If you’re on a device where the keyboard isn’t convenient, the UI buttons do the same thing. The only real difference is that on-screen buttons can feel a tiny bit less precise for quick tap-tap timing, especially when you’re trying to jump immediately after landing.

One small control habit that matters: don’t mash. At higher speeds, repeated inputs can cause you to jump when you meant to duck (or vice versa), and one wrong input is basically a run-ender.

How the run ramps up

There aren’t “levels” in the traditional platformer sense, but the game absolutely has stages in how it plays. The early stretch is training wheels: wide gaps, easy cactus timings, and enough breathing room to get used to the 3D look.

After you’ve been alive for a bit, the speed increase becomes the real opponent. The jump arc doesn’t change, so faster speed means you cover more ground while airborne—which can turn a safe jump into an overshoot if a second obstacle is placed close behind the first. This is usually where people first start crashing consistently: around the point where the background is flying by and you’re reacting instead of planning.

The day/night swap is more than a vibe change. In darker scenes, the silhouette style can make obstacle edges blend into the ground for a split second. If you’re noticing that you “randomly” fail more at night, it’s probably not random—your eyes are just getting less contrast to work with.

Later runs tend to mix obstacle types more aggressively. You’ll see tighter sequences where a jump sets you up for an immediate duck (or the other way around). When you reach that phase, the game stops being about one obstacle at a time and starts being about the next two obstacles together.

Strategy and tips that actually help

The biggest skill in Dino T Rex 3D Run is learning when to use a small jump versus a committed long jump. Early on, big jumps feel safer, but later they’re what get you killed—because you land late and can’t respond to whatever comes next.

A few practical habits that improve scores fast:

  • Jump later than you think. A lot of beginner crashes happen from jumping too early and landing right on the far edge of a cactus. Waiting an extra beat keeps your landing cleaner.

  • Use duck to “snap down” after a jump. If you’re floating and you can tell the next obstacle is coming up fast, tapping Down can help you hit the ground sooner and reset.

  • Read pairs, not singles. When speed ramps up, obstacles often come in combos. If you only focus on the first one, you’ll be mid-air with no plan for the second.

  • Try 2D mode if depth messes with you. The 3D camera looks cool, but some players judge spacing better in a flatter view, especially on smaller screens.

Also, if the visual effects or playful sounds start distracting you during long attempts, switching to a simpler look (like black-and-white) can make the important shapes pop more. It’s not “easier,” but it can feel calmer when you’re trying to stay consistent.

One more thing: the game has a rhythm when you’re doing well. When you catch yourself panicking and hitting inputs early, that’s usually the moment before the mistake. Reset your timing to the dino’s feet—jump based on where the dino is, not how fast the background is moving.

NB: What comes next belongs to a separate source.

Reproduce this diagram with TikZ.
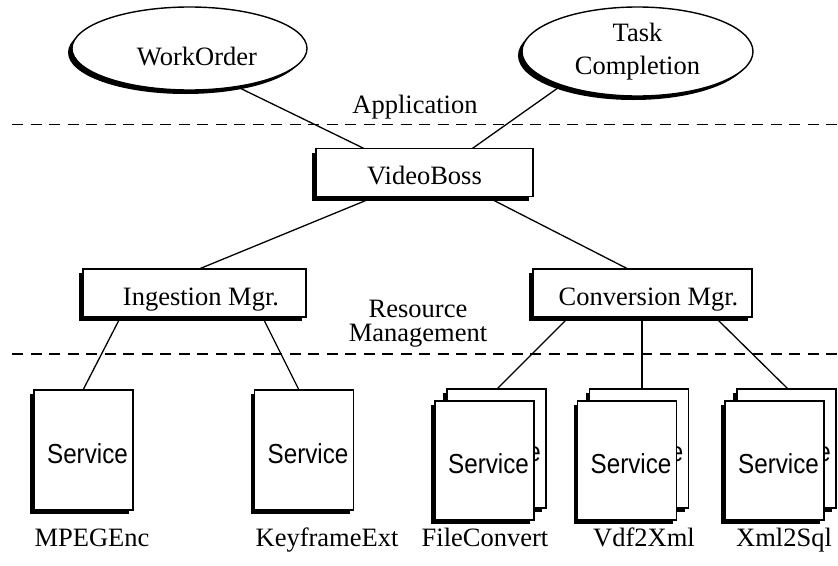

Common mistakes (and why they happen)

Jumping on reaction instead of timing. In the first minute, reacting works. Later, reaction time alone isn’t enough, so you need to anticipate the jump point. If you wait until the cactus feels “close,” you’ll start clipping it once the speed is high.

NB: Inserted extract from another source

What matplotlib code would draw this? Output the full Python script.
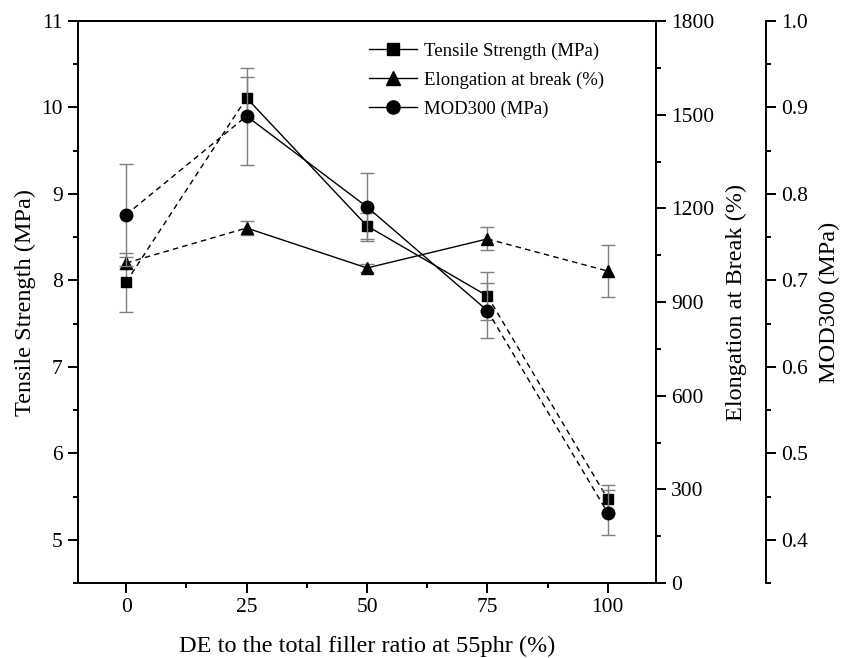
import numpy as np
from matplotlib import pyplot as plt
from matplotlib.lines import Line2D
from matplotlib.ticker import MultipleLocator

plt.rcParams["font.family"] = ["Liberation Serif", "DejaVu Serif"]
plt.rcParams["font.size"] = 13

# DE ratio (%)
x = [0, 25, 50, 75, 100]

tensile = [7.98, 10.11, 8.63, 7.82, 5.47]
tensile_err = [0.34, 0.24, 0.15, 0.28, 0.16]

elongation = [1025, 1137, 1009, 1102, 999]
elongation_err = [19, 22, 12, 37, 82]

mod300 = [0.776, 0.890, 0.785, 0.665, 0.431]
mod300_err = [0.059, 0.056, 0.039, 0.032, 0.026]

# segment styles between neighbouring points
seg_styles = ["--", "-", "-", "--"]

fig = plt.figure(figsize=(8.5, 6.58), dpi=100)
ax = fig.add_axes([78 / 850, 1 - 583 / 658, 578 / 850, 562 / 658])
ax2 = ax.twinx()
ax3 = ax.twinx()
ax3.spines["right"].set_position(("axes", 1.19))
for s in ["top", "bottom", "left"]:
    ax3.spines[s].set_visible(False)

err_color = "#7f7f7f"


def draw(a, y, yerr, marker, ms):
    a.errorbar(x, y, yerr=yerr, fmt="none", ecolor=err_color, elinewidth=1,
               capsize=5, capthick=1, zorder=2)
    for i in range(len(x) - 1):
        a.plot(x[i:i + 2], y[i:i + 2], color="black", lw=1,
               ls=seg_styles[i], dashes=(4, 3) if seg_styles[i] == "--" else (None, None),
               zorder=3)
    a.plot(x, y, ls="none", marker=marker, ms=ms, color="black", zorder=4)


draw(ax, tensile, tensile_err, "s", 7.5)
draw(ax2, elongation, elongation_err, "^", 9)
draw(ax3, mod300, mod300_err, "o", 9)

ax.set_xlim(-10, 110)
ax.set_ylim(4.5, 11)
ax2.set_ylim(0, 1800)
ax3.set_ylim(0.35, 1.0)

ax.xaxis.set_major_locator(MultipleLocator(25))
ax.xaxis.set_minor_locator(MultipleLocator(12.5))
ax.yaxis.set_major_locator(MultipleLocator(1))
ax.yaxis.set_minor_locator(MultipleLocator(0.5))
ax2.yaxis.set_major_locator(MultipleLocator(300))
ax2.yaxis.set_minor_locator(MultipleLocator(150))
ax3.yaxis.set_major_locator(MultipleLocator(0.1))
ax3.yaxis.set_minor_locator(MultipleLocator(0.05))
ax3.yaxis.set_major_formatter(plt.FormatStrFormatter("%.1f"))

for a in (ax, ax2, ax3):
    for s in a.spines.values():
        s.set_linewidth(1.4)
    a.tick_params(which="major", direction="out", length=7, width=1.4, pad=4,
                  labelsize=15.5)
    a.tick_params(which="minor", direction="out", length=3.5, width=1.4)

ax.set_xlabel("DE to the total filler ratio at 55phr (%)", fontsize=17.5, labelpad=13)
ax.set_ylabel("Tensile Strength (MPa)", fontsize=17.5, labelpad=4)
ax2.set_ylabel("Elongation at Break (%)", fontsize=17.5, labelpad=8)
ax3.set_ylabel("MOD300 (MPa)", fontsize=17.5, labelpad=8)

handles = [
    Line2D([], [], color="black", lw=1, marker="s", ms=8),
    Line2D([], [], color="black", lw=1, marker="^", ms=9.5),
    Line2D([], [], color="black", lw=1, marker="o", ms=9.5),
]
labels = ["Tensile Strength (MPa)", "Elongation at break (%)", "MOD300 (MPa)"]
ax.legend(handles, labels, loc="upper left", bbox_to_anchor=(0.48, 0.985),
          frameon=False, fontsize=13.5, handlelength=2.6, handletextpad=0.35,
          labelspacing=0.62, borderaxespad=0.3)

plt.savefig("out.png", dpi=100)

Overusing the long jump. Holding jump to get extra height can bail you out early, but it becomes a trap in faster phases. The extra airtime means you can’t duck quickly, and you can’t adjust if a flying obstacle shows up in an awkward spot.

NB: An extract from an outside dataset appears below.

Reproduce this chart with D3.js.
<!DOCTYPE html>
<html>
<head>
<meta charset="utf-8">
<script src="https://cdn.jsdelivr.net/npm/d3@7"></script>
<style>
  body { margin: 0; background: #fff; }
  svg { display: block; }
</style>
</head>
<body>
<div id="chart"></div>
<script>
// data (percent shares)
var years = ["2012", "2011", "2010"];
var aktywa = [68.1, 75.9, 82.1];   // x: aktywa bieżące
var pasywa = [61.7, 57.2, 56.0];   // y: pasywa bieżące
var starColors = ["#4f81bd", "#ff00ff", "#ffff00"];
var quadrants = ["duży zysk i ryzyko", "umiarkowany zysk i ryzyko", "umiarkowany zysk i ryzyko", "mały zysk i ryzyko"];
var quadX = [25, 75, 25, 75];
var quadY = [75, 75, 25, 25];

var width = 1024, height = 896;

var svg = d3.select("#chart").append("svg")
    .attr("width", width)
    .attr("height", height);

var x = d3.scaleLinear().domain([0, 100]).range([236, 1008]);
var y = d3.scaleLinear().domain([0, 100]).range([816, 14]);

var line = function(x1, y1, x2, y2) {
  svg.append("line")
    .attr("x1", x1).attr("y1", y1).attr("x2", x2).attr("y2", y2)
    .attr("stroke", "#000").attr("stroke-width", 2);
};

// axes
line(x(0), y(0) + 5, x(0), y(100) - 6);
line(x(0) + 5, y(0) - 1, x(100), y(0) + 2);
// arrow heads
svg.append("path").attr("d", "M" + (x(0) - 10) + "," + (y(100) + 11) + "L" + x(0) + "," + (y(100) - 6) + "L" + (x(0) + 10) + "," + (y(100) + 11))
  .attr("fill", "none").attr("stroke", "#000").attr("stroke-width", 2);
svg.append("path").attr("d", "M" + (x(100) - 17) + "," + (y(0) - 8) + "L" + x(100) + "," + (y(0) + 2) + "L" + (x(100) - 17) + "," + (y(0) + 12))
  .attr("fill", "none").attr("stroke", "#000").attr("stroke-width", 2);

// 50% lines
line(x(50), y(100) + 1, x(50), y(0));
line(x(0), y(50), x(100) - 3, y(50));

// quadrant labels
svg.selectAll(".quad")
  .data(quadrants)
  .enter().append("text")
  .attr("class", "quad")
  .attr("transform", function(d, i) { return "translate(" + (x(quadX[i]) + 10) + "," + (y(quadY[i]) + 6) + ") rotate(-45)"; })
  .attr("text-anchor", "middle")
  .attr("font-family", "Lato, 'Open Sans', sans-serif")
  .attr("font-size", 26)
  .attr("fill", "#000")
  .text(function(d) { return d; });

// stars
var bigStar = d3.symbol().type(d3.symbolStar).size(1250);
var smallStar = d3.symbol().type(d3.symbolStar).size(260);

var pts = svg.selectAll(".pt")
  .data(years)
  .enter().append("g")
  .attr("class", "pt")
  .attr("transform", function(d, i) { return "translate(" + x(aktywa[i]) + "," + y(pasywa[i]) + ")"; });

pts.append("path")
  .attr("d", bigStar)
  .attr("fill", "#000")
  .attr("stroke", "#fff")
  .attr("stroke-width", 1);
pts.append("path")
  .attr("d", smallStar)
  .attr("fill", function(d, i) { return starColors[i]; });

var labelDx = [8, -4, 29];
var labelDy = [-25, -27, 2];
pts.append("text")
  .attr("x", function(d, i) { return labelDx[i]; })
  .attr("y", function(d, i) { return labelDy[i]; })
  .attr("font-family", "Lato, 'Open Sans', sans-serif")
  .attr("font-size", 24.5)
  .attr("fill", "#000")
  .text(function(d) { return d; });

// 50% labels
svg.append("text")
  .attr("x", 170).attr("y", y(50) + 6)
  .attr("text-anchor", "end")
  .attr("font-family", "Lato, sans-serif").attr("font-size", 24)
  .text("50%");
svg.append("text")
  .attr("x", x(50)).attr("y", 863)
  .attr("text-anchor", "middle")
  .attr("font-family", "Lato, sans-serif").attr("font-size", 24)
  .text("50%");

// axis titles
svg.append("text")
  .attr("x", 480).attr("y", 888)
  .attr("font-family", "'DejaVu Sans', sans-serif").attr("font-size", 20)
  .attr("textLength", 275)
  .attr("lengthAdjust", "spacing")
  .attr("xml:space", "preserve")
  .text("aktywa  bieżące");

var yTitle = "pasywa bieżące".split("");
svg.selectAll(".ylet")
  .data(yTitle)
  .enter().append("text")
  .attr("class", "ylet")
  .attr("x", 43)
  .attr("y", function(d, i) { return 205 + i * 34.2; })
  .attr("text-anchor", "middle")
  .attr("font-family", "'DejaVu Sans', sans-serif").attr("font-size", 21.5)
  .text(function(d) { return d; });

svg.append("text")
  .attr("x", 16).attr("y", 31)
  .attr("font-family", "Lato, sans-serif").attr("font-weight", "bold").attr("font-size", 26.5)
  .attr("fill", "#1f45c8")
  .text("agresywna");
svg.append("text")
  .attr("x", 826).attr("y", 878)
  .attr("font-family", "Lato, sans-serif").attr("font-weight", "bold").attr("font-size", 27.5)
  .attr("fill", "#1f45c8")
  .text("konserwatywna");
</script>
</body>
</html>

Forgetting duck has two jobs. People think Down Arrow is only for pterodactyls. It’s also your emergency brake in the air—getting down faster can be the difference between landing safely and landing directly into the next obstacle.

Blaming the camera when it’s really contrast. In 3D, distance can feel weird at first, but most “I couldn’t see it” deaths are from the day/night shift or color settings. If you keep dying during darker sections, test a different visual mode and see if the obstacle edges become clearer.

Who it works for

This one’s great for anyone who liked the original dino runner and just wants the same snack-sized setup with a different look. It’s easy to start, easy to fail, and it never asks you to learn a complicated system.

It also fits competitive high-score people, because the rules never change—only the speed and sequencing do. That means improvement feels real: if you get better at timing and staying calm, your scores climb pretty reliably.

On the flip side, if you want “content” like levels to beat, unlocks, or a story, this isn’t aiming for that. It’s a pure endless run where the main reward is lasting longer than last time.

If the 3D perspective doesn’t click, the nice part is you’re not stuck with it. Between 2D mode and the color/black-and-white options, you can usually find a setup that feels readable for your eyes and your screen.

Quick Answers

Can you switch between 3D and 2D during play?

Yes—there’s an option to play in either 3D or 2D mode. If the depth makes your jump timing feel off, 2D is often easier to read.

What’s the fastest way to improve your score?

Stop doing huge early jumps and practice late, smaller jumps instead. Once the speed increases, clean landings matter more than “clearing” the obstacle by a mile.